• _Code that draws figures_
____________

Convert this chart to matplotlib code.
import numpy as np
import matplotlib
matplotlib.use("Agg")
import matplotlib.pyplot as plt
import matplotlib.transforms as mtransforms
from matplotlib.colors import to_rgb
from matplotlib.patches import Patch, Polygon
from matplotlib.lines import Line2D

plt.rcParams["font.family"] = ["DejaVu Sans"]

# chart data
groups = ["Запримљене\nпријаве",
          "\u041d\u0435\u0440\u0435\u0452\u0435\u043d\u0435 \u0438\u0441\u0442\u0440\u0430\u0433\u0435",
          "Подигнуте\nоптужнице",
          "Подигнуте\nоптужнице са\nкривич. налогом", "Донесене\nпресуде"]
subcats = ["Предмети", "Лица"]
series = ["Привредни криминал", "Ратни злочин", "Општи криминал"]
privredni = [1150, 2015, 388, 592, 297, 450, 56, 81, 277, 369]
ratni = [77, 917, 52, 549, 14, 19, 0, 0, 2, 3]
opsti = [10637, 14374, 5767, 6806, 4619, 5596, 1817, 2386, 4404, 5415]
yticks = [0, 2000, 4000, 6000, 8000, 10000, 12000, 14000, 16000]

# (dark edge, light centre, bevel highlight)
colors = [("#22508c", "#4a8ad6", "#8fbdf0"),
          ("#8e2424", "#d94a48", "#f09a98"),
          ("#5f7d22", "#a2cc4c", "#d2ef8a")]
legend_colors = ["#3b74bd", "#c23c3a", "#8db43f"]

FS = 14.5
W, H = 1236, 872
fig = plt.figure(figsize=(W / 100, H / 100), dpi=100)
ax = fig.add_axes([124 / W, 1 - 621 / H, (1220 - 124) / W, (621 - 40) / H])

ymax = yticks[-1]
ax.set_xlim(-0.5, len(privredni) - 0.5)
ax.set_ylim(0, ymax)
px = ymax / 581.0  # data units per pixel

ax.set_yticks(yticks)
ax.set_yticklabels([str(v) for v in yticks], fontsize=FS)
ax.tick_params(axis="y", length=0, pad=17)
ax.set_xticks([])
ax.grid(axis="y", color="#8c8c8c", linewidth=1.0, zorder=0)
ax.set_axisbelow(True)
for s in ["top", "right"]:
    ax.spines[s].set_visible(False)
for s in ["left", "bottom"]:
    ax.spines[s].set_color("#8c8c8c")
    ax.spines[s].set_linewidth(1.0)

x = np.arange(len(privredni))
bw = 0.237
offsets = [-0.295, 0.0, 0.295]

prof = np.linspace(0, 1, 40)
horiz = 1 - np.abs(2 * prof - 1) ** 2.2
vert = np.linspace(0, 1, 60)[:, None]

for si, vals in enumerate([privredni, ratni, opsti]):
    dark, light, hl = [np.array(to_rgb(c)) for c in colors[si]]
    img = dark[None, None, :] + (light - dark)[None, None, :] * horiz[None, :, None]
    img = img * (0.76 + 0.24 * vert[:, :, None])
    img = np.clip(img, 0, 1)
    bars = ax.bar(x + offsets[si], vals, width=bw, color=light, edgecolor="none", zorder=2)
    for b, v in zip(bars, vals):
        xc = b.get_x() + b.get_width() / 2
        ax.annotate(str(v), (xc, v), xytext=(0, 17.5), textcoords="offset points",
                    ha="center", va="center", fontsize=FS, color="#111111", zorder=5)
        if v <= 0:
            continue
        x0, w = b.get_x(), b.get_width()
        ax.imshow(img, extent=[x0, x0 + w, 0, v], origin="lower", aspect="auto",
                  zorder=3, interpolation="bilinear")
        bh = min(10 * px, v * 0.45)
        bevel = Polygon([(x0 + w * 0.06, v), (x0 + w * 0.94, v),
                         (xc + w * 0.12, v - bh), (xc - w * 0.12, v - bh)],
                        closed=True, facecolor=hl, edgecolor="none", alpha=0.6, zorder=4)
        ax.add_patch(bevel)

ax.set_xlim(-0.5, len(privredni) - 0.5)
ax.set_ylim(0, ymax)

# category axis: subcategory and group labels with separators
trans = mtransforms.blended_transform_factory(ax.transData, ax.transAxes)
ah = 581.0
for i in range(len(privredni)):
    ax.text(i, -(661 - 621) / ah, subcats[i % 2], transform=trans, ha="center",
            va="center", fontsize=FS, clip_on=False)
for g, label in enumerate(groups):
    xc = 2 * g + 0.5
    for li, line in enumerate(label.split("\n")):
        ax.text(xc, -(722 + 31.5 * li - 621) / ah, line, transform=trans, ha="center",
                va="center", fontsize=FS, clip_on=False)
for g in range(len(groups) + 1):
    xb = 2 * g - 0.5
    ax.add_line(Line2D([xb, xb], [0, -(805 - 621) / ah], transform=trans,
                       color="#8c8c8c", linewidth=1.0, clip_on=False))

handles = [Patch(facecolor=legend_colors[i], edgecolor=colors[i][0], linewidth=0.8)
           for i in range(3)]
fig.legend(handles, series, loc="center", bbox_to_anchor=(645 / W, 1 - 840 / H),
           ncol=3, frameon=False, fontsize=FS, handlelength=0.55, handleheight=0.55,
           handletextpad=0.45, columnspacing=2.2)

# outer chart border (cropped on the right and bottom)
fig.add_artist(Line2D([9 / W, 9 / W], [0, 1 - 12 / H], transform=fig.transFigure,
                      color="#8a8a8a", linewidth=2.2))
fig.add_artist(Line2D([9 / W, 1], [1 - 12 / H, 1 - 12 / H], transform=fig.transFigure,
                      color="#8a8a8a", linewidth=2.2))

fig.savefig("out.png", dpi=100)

____________

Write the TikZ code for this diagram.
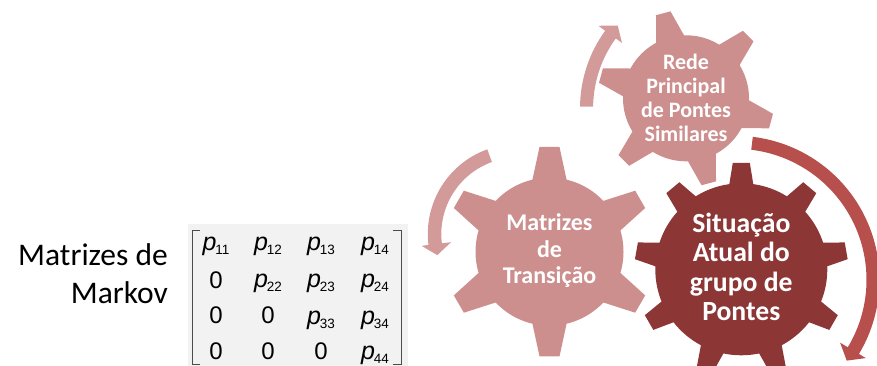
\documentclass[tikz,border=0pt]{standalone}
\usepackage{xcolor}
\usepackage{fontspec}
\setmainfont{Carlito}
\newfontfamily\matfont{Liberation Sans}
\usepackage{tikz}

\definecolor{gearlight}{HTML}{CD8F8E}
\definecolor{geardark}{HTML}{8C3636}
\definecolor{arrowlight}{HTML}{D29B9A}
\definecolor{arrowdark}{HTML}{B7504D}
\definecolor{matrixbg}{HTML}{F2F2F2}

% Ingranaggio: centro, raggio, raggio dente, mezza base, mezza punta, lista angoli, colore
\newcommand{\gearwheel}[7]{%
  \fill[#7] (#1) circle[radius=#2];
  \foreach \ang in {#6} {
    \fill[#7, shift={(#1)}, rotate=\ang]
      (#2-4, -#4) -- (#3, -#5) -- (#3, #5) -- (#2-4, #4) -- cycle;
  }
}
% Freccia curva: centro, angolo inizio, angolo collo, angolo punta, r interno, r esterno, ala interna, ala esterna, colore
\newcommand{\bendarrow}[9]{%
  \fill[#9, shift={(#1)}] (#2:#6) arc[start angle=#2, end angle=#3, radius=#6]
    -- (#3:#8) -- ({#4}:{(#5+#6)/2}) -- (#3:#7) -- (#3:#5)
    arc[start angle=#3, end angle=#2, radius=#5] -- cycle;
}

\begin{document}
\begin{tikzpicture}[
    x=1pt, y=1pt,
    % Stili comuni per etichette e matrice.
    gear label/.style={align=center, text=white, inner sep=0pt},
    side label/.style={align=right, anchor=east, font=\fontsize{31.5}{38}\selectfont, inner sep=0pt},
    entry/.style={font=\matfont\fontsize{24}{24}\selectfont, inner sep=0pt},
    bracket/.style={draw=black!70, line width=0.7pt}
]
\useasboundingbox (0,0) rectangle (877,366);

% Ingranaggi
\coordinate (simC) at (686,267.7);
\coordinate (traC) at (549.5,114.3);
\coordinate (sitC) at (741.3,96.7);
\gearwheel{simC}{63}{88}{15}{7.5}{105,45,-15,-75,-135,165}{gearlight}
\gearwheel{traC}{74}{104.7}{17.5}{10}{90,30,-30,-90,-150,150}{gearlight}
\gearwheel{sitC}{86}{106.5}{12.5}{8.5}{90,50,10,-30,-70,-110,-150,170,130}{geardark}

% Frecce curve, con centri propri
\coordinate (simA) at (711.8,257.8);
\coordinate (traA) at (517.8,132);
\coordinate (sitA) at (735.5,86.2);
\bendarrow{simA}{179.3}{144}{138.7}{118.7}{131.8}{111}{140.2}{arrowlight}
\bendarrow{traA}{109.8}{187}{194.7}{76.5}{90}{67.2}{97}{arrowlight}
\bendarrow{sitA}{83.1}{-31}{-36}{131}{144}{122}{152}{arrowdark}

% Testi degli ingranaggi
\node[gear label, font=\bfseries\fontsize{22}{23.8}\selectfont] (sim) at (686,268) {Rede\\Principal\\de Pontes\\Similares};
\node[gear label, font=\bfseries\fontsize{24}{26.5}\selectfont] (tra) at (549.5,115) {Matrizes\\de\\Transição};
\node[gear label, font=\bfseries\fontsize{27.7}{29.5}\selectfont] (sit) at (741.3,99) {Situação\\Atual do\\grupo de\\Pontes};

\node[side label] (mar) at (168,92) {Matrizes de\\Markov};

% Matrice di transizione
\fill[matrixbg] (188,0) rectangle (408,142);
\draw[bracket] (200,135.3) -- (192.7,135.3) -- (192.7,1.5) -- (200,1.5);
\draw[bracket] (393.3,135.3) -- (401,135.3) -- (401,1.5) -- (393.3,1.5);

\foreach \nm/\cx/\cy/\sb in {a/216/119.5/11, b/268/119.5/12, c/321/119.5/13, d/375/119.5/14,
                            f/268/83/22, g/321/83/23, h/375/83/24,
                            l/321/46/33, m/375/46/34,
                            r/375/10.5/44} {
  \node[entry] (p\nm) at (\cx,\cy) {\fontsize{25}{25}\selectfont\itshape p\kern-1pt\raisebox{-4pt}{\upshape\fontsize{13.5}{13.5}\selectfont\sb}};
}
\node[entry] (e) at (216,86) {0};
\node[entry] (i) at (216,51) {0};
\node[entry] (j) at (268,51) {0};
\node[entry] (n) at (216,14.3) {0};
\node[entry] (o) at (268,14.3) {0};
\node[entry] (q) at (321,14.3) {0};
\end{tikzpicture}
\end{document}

____________

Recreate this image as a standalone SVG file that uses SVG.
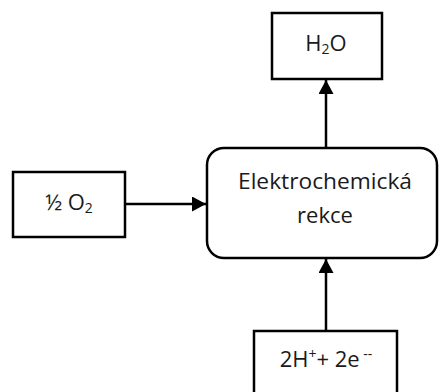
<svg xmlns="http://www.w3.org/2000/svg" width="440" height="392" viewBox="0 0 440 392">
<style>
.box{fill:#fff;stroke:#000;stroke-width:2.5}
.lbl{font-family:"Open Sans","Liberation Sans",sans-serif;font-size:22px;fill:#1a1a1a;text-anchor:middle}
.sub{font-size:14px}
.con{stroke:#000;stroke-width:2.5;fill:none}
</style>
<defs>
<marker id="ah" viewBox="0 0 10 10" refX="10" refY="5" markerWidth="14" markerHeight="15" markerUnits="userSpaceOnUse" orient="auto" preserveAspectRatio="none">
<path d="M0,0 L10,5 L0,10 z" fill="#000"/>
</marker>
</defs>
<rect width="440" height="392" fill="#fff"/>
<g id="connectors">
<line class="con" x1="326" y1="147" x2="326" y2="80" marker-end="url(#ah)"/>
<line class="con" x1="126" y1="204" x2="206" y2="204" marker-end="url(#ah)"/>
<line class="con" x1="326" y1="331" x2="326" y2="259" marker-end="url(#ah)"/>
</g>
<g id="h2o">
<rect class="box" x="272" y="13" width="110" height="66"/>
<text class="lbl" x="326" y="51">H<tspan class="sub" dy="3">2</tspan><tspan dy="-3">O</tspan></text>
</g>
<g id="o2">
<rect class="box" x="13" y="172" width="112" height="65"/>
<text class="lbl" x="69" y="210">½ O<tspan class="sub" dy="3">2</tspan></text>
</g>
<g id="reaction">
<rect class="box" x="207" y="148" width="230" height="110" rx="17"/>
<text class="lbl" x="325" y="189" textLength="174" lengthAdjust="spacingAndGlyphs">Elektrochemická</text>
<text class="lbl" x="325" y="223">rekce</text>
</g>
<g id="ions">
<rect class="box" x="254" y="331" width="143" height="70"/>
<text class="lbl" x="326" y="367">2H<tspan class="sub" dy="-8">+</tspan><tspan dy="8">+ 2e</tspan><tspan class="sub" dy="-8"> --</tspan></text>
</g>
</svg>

____________

• _Problem_
Pull every line containing the word "this" out of the material.

• _The solution_
Convert this chart to matplotlib code.
Write the TikZ code for this diagram.
Recreate this image as a standalone SVG file that uses SVG.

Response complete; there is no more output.